6.—(1) Immediately after the effective time, each foundation share issued by Northern Rock shall, by virtue of this Order, convert into and be redesignated as one ordinary share in Northern Rock notwithstanding any provision in the articles of association of Northern Rock and without the need for approval of any person.

(2) Northern Rock’s company secretary shall within one month after the effective time notify the registrar of companies of the alteration of the share capital of Northern Rock in accordance with section 122 of the 1985 Act (notice to registrar of alteration).
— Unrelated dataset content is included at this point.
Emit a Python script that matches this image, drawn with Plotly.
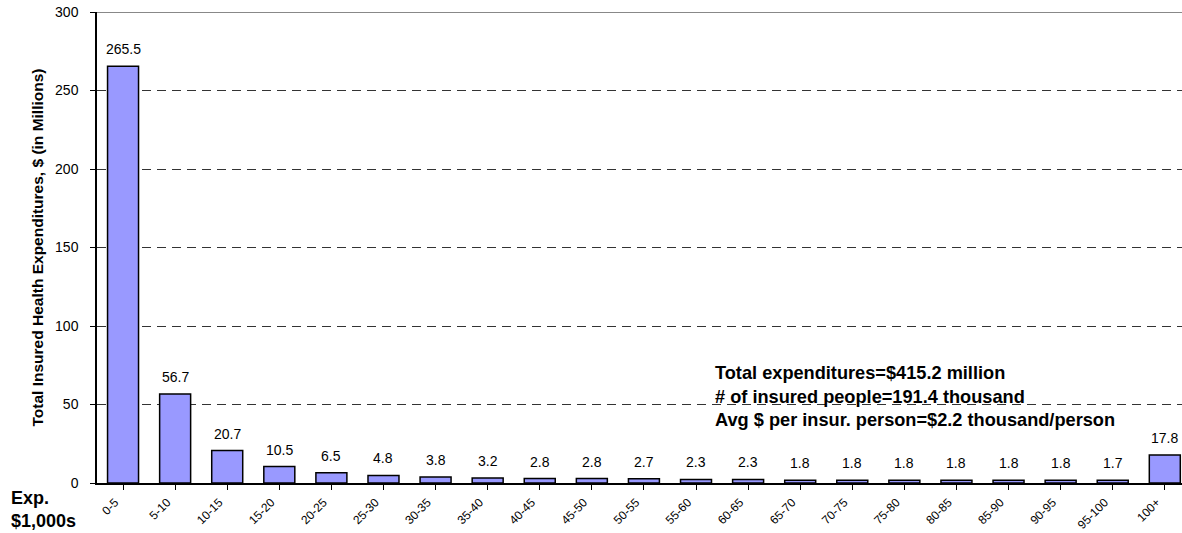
import plotly.graph_objects as go

categories = ["0-5", "5-10", "10-15", "15-20", "20-25", "25-30", "30-35", "35-40",
              "40-45", "45-50", "50-55", "55-60", "60-65", "65-70", "70-75", "75-80",
              "80-85", "85-90", "90-95", "95-100", "100+"]
values = [265.5, 56.7, 20.7, 10.5, 6.5, 4.8, 3.8, 3.2, 2.8, 2.8, 2.7, 2.3, 2.3,
          1.8, 1.8, 1.8, 1.8, 1.8, 1.8, 1.7, 17.8]
y_ticks = [0, 50, 100, 150, 200, 250, 300]
summary_lines = ["Total expenditures=$415.2 million",
                 "# of insured people=191.4 thousand",
                 "Avg $ per insur. person=$2.2 thousand/person"]

FONT = "Arial, 'Liberation Sans', sans-serif"

fig = go.Figure()
fig.add_trace(go.Bar(
    x=list(range(len(categories))), y=values,
    marker=dict(color="#9999FF", line=dict(color="black", width=1.5)),
    hoverinfo="skip",
))

annotations = []
for i, v in enumerate(values):
    annotations.append(dict(x=i, y=v, xref="x", yref="y", text=f"{v:.1f}",
                            showarrow=False, yanchor="middle", yshift=17,
                            font=dict(family=FONT, size=14, color="black")))

annotations.append(dict(x=11.33, y=55, xref="x", yref="y", xanchor="left",
                        yanchor="middle", align="left", showarrow=False,
                        text="<br>".join(f"<b>{s}</b>" for s in summary_lines),
                        font=dict(family=FONT, size=18.2, color="black")))

annotations.append(dict(x=0, y=0, xref="paper", yref="paper", xanchor="left",
                        yanchor="middle", xshift=-88, yshift=-26, align="left",
                        showarrow=False, text="<b>Exp.</b><br><b>$1,000s</b>",
                        font=dict(family=FONT, size=18, color="black")))

fig.update_layout(
    width=1182, height=533,
    margin=dict(l=97, r=0, t=12, b=50),
    paper_bgcolor="white", plot_bgcolor="white",
    showlegend=False, bargap=0.405,
    annotations=annotations,
    font=dict(family=FONT, color="black"),
)

fig.update_xaxes(
    range=[-0.5, 20.33], tickmode="array", automargin=False,
    tickvals=list(range(len(categories))), ticktext=categories,
    tickangle=-45, tickson="boundaries", ticks="outside", ticklen=5,
    tickcolor="black", showline=True, linecolor="black", linewidth=1.5,
    showgrid=False, zeroline=False, ticklabelstandoff=1, ticklabelshift=-8,
    tickfont=dict(family=FONT, size=12, color="black"),
)
fig.update_yaxes(
    range=[0, 300], tickmode="array", tickvals=y_ticks, automargin=False,
    ticks="outside", ticklen=5, tickcolor="black",
    showline=True, linecolor="black", linewidth=1.5,
    showgrid=True, gridcolor="#333333", gridwidth=1, griddash="9px,6px",
    zeroline=False, ticklabelstandoff=9,
    tickfont=dict(family=FONT, size=14, color="black"),
    title=dict(text="<b>Total Insured Health Expenditures, $ (in Millions)</b>",
               font=dict(family=FONT, size=15.5, color="black"), standoff=8),
)

fig.add_shape(type="line", xref="paper", yref="y", x0=0, x1=1, y0=300, y1=300,
              line=dict(color="#888888", width=2))

fig.write_html("out.html")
(3) The conversion and redesignation of the foundation shares by virtue of this Order shall be treated as having been carried out by Northern Rock under and in accordance with article 8.6 of its articles of association (save that article 8.22 shall not apply) and the Deed of Covenant made on 30th September 1997 between Northern Rock and the Northern Rock Foundation shall terminate immediately after such conversion and redesignation.

Minimum membership for carrying on business

7.—(1) While Northern Rock is wholly owned by the Treasury, section 24 of the 1985 Act (minimum membership for carrying on business) shall not apply in relation to Northern Rock or any member of Northern Rock.

(2) No petition shall be presented for the winding up of Northern Rock on the ground that the number of its members is less than the number required by law, nor shall any person be liable on that ground as a member of the company for the payment of any of its debts.

(1)

Subsections (4) to (4D) were substituted for subsection (4) by S.I. 2001/3649.